Take every line from the first down to the line with "plt.rcParams['font.weight'] = 'bold'" and set it down exactly, without the pictures.

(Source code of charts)
☆ ☆ ☆ ☆ ☆ ☆ ☆

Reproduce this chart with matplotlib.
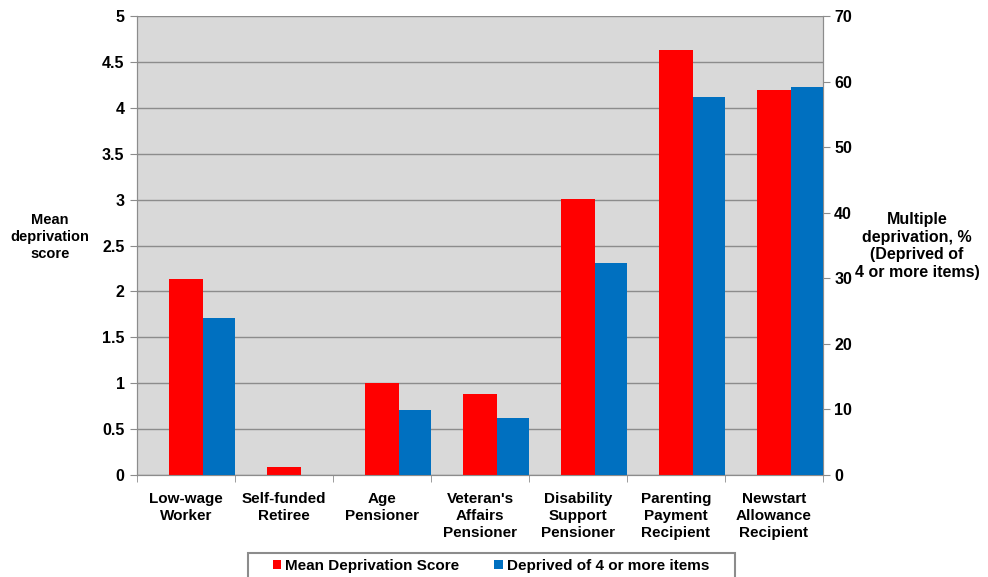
import numpy as np
import matplotlib.pyplot as plt
from matplotlib.patches import Rectangle

plt.rcParams['font.family'] = ['Liberation Sans', 'DejaVu Sans']
plt.rcParams['font.weight'] = 'bold'

categories = ["Low-wage\nWorker", "Self-funded\nRetiree", "Age\nPensioner",
              "Veteran's\nAffairs\nPensioner", "Disability\nSupport\nPensioner",
              "Parenting\nPayment\nRecipient", "Newstart\nAllowance\nRecipient"]
mean_score = [2.14, 0.09, 1.0, 0.88, 3.01, 4.63, 4.19]
deprived_pct = [23.9, 0.0, 9.9, 8.7, 32.4, 57.7, 59.1]

red = '#ff0000'
blue = '#0070c0'
grey = '#8c8c8c'

W, H = 988, 577
fig = plt.figure(figsize=(W / 100, H / 100), dpi=100)
ax = fig.add_axes([137/W, 1-475/H, 686/W, 459/H])
ax2 = ax.twinx()

x = np.arange(len(categories))
ax.bar(x, mean_score, width=0.35, color=red, zorder=3, label='Mean Deprivation Score')
ax2.bar(x + 0.335, deprived_pct, width=0.33, color=blue, zorder=3,
        label='Deprived of 4 or more items')

ax.set_facecolor('#d9d9d9')
ax.set_xlim(-0.5, len(categories) - 0.5)
ax.set_ylim(0, 5)
ax2.set_ylim(0, 70)
ax.set_yticks(np.arange(0, 5.01, 0.5))
ax.set_yticklabels(['0', '0.5', '1', '1.5', '2', '2.5', '3', '3.5', '4', '4.5', '5'])
ax2.set_yticks(np.arange(0, 71, 10))
ax.yaxis.grid(True, color=grey, linewidth=1.0, zorder=0)
ax.set_axisbelow(True)

# category labels centred, ticks on the boundaries
ax.set_xticks(x)
ax.set_xticklabels(categories, fontsize=11, fontweight='bold', linespacing=1.27)
ax.tick_params(axis='x', length=0, pad=12)
ax.set_xticks(np.arange(-0.5, len(categories)), minor=True)
ax.tick_params(axis='x', which='minor', length=5, color=grey, direction='out')

ax.tick_params(axis='y', labelsize=11.5, length=5, color=grey, pad=4)
ax2.tick_params(axis='y', labelsize=11.5, length=5, color=grey, pad=3)

for a in (ax, ax2):
    a.spines['top'].set_visible(False)
    for side in ('left', 'right', 'bottom'):
        a.spines[side].set_color(grey)

fig.text(50/W, 1-237/H, "Mean\ndeprivation\nscore", ha='center', va='center',
         fontsize=10.5, fontweight='bold', linespacing=1.3)
fig.text(917/W, 1-246/H, "Multiple\ndeprivation, %\n(Deprived of\n4 or more items)",
         ha='center', va='center', fontsize=11.5, fontweight='bold', linespacing=1.22)

h1, l1 = ax.get_legend_handles_labels()
h2, l2 = ax2.get_legend_handles_labels()
leg = fig.legend(h1 + h2, l1 + l2, loc='upper center', bbox_to_anchor=(491/W, 1-555/H),
                 ncol=2, frameon=False, fontsize=11, handlelength=0.55,
                 handleheight=0.55, handletextpad=0.25, columnspacing=2.3,
                 borderpad=0.25, borderaxespad=0)

# legend box runs past the bottom edge
fig.patches.append(Rectangle((248/W, -0.02), (735-248)/W, 0.02 + 1-553/H,
                             transform=fig.transFigure, fill=False,
                             edgecolor=grey, linewidth=1.5))

fig.savefig('out.png', dpi=100)
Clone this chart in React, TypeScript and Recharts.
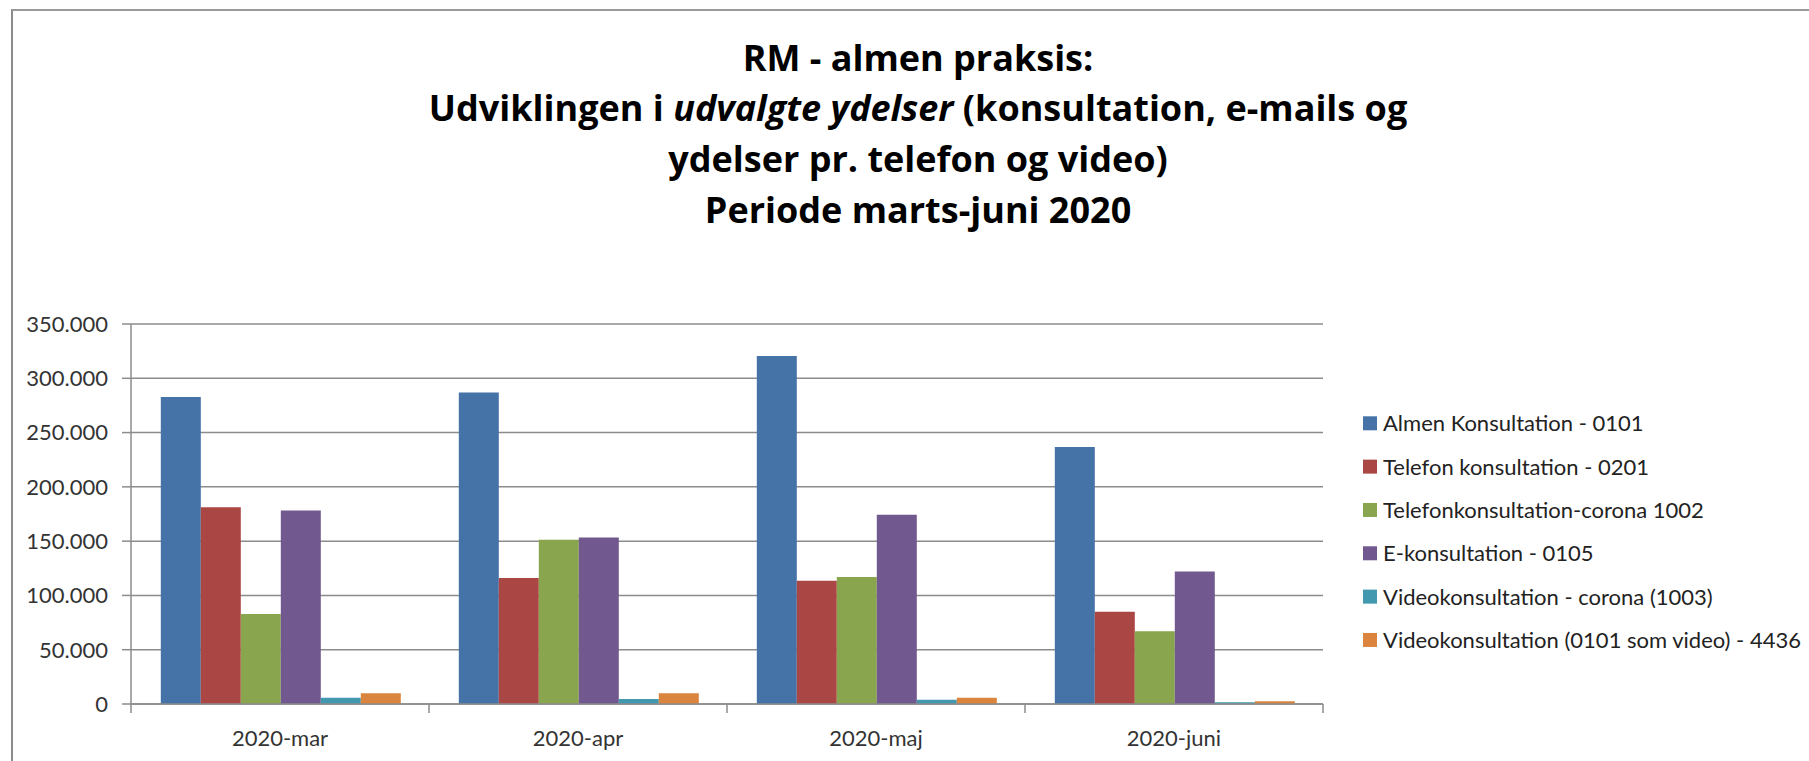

☆ ☆ ☆ ☆ ☆ ☆ ☆

§ **Problem solution**:
Reproduce this chart with matplotlib.
import numpy as np
import matplotlib.pyplot as plt
from matplotlib.patches import Rectangle

plt.rcParams['font.family'] = ['Liberation Sans', 'DejaVu Sans']
plt.rcParams['font.weight'] = 'bold'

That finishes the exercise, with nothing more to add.